How To Establish a Personal Strategy


Forex trading is one of the most versatile types of investments. You can profit from price movement in either direction. You can magnify your returns to almost any degree through high amounts of leverage. You can profit in the long-term scale or profitably work with trades that last only a few minutes. You can even expand into currency futures and add options trading.
However, this also means that the forex market involves lots of different trading strategies. For the sake of simplicity, we can say that these range from the short-term to long term strategies.
At the smallest time durations, scalping takes advantage of the micro-volatility a currency pair might experience. Most scalpers open at least a hundred positions in a single day and the majority of those trades stay open for less than five minutes. The focus is rarely on trends or the fundamentals behind the currencies as much as the quick jumps that are always happening.
Swing traders are more concerned with trends. As the name suggests, they usually open a trade at the top or bottom of a price trend, just as it reaches support or resistance. If all goes as planned, the currency will turn and they can profit from the next trend—hopefully closing the trade just as the price reaches new support or resistance.

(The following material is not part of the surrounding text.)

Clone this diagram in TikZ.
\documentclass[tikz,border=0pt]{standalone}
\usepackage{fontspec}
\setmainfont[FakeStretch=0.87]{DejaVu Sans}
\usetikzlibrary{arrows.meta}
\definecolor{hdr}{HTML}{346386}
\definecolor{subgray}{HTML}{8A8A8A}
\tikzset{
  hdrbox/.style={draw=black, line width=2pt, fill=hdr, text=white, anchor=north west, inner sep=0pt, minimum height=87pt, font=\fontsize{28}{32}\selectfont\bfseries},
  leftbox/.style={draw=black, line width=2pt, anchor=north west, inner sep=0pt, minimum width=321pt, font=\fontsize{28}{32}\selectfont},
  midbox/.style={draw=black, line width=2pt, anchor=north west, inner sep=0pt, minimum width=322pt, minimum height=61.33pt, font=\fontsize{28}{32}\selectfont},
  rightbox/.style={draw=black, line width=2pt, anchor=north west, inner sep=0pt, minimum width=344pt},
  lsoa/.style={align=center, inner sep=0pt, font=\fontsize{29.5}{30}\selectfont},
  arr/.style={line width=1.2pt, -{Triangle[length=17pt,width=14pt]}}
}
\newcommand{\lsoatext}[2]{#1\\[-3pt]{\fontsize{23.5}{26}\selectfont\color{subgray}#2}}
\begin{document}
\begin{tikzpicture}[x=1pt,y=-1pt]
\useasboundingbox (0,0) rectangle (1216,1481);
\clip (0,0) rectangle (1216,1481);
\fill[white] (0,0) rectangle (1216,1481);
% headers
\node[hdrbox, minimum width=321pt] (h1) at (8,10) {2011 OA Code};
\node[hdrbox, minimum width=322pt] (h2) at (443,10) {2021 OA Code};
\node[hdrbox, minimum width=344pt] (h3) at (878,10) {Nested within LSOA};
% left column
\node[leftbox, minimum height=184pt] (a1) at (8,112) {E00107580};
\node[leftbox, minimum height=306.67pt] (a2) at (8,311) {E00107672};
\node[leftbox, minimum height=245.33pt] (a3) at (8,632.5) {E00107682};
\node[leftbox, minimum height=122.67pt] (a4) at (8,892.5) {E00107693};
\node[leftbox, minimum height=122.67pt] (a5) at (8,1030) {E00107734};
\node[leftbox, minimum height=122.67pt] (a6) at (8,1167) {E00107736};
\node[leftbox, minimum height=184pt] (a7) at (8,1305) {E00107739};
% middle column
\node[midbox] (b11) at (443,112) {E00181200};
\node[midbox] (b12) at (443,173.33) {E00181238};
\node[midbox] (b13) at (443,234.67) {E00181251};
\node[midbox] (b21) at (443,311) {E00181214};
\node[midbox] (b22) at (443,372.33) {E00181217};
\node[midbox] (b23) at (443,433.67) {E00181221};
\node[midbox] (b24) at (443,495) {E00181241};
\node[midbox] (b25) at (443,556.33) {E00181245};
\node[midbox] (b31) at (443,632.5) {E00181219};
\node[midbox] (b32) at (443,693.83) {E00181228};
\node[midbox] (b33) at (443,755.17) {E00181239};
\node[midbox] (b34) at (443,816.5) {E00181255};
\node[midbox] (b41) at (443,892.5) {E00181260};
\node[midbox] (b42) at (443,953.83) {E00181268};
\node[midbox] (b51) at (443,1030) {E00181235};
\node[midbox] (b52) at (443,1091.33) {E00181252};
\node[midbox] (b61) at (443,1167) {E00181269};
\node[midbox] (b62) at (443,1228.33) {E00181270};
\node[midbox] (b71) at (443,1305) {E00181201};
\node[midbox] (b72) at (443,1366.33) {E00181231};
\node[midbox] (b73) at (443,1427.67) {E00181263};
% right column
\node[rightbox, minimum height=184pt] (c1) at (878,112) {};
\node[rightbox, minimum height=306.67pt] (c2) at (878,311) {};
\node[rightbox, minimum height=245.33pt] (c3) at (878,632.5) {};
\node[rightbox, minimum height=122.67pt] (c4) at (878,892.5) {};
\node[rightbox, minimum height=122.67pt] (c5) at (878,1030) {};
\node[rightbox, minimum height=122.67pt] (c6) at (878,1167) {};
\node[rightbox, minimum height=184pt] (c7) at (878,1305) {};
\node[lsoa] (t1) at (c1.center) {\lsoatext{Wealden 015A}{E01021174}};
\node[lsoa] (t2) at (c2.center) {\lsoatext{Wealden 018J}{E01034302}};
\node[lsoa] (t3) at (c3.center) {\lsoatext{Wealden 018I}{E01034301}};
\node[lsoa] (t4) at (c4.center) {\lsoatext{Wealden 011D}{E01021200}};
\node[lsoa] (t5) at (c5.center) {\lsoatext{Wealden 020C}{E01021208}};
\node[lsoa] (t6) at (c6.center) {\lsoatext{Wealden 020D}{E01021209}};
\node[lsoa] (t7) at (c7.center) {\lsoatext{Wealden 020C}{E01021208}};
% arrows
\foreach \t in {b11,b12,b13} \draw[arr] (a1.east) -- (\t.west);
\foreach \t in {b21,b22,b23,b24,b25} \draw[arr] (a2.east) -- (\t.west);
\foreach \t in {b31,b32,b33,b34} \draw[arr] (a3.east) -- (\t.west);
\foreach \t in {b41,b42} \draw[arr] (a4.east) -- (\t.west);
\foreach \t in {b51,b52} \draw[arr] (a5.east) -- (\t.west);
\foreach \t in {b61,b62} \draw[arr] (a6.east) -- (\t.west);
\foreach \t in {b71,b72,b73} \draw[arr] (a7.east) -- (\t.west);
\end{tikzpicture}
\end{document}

Carry trades are inherently longer term because they rely on the underlying interest rates between currencies. For instance, JPY (the Japanese Yen) maintained rock-bottom interest rates for many years. At the same time, interest rates were much higher elsewhere in the industrialized world. So if you used yen to buy dollars, for instance, and held them for a certain period of time, your profit would be the difference between the two interest rates. Magnify this with leverage, and it might be significant.
Of course, the most basic type of trading is a medium to long-term strategy based on the fundamentals. Here, you simply evaluate where you think a given currency is going and try to find a pair with one currency headed up and another headed down. If your guess is right, holding the pair for an appropriate length of time can yield good profits.
So what is the best strategy? Like most questions in investment, this has no simple answer. Each strategy has pros and cons. The cons for scalping are the constant focus it requires, the temptation to raise leverage inappropriately, and the challenge of forex brokers that allow it. Swing trading requires a good sense of timing and facility with several technical analysis tools. Carry trades are often simple to research, but it is increasingly hard to find good pairs to use since most of the industrialized nations now have extremely low interest rates.
In general, the most versatile strategy and the most useful for beginning traders is day trading based on the fundamentals. A medium range is also helpful because it requires low capital with minimal risk. This simple method is also a good starting point. As you gain more experience you can specialize into other trading strategies.
If you are an experienced trader, try learning strategies you have never used before. The ideal is to have facility in all of the methods and be able to switch between them. Certain opportunities are ideal for certain strategies but not others. If you know how to use all of the methods, you can adjust quickly and maximize your profits at any one time.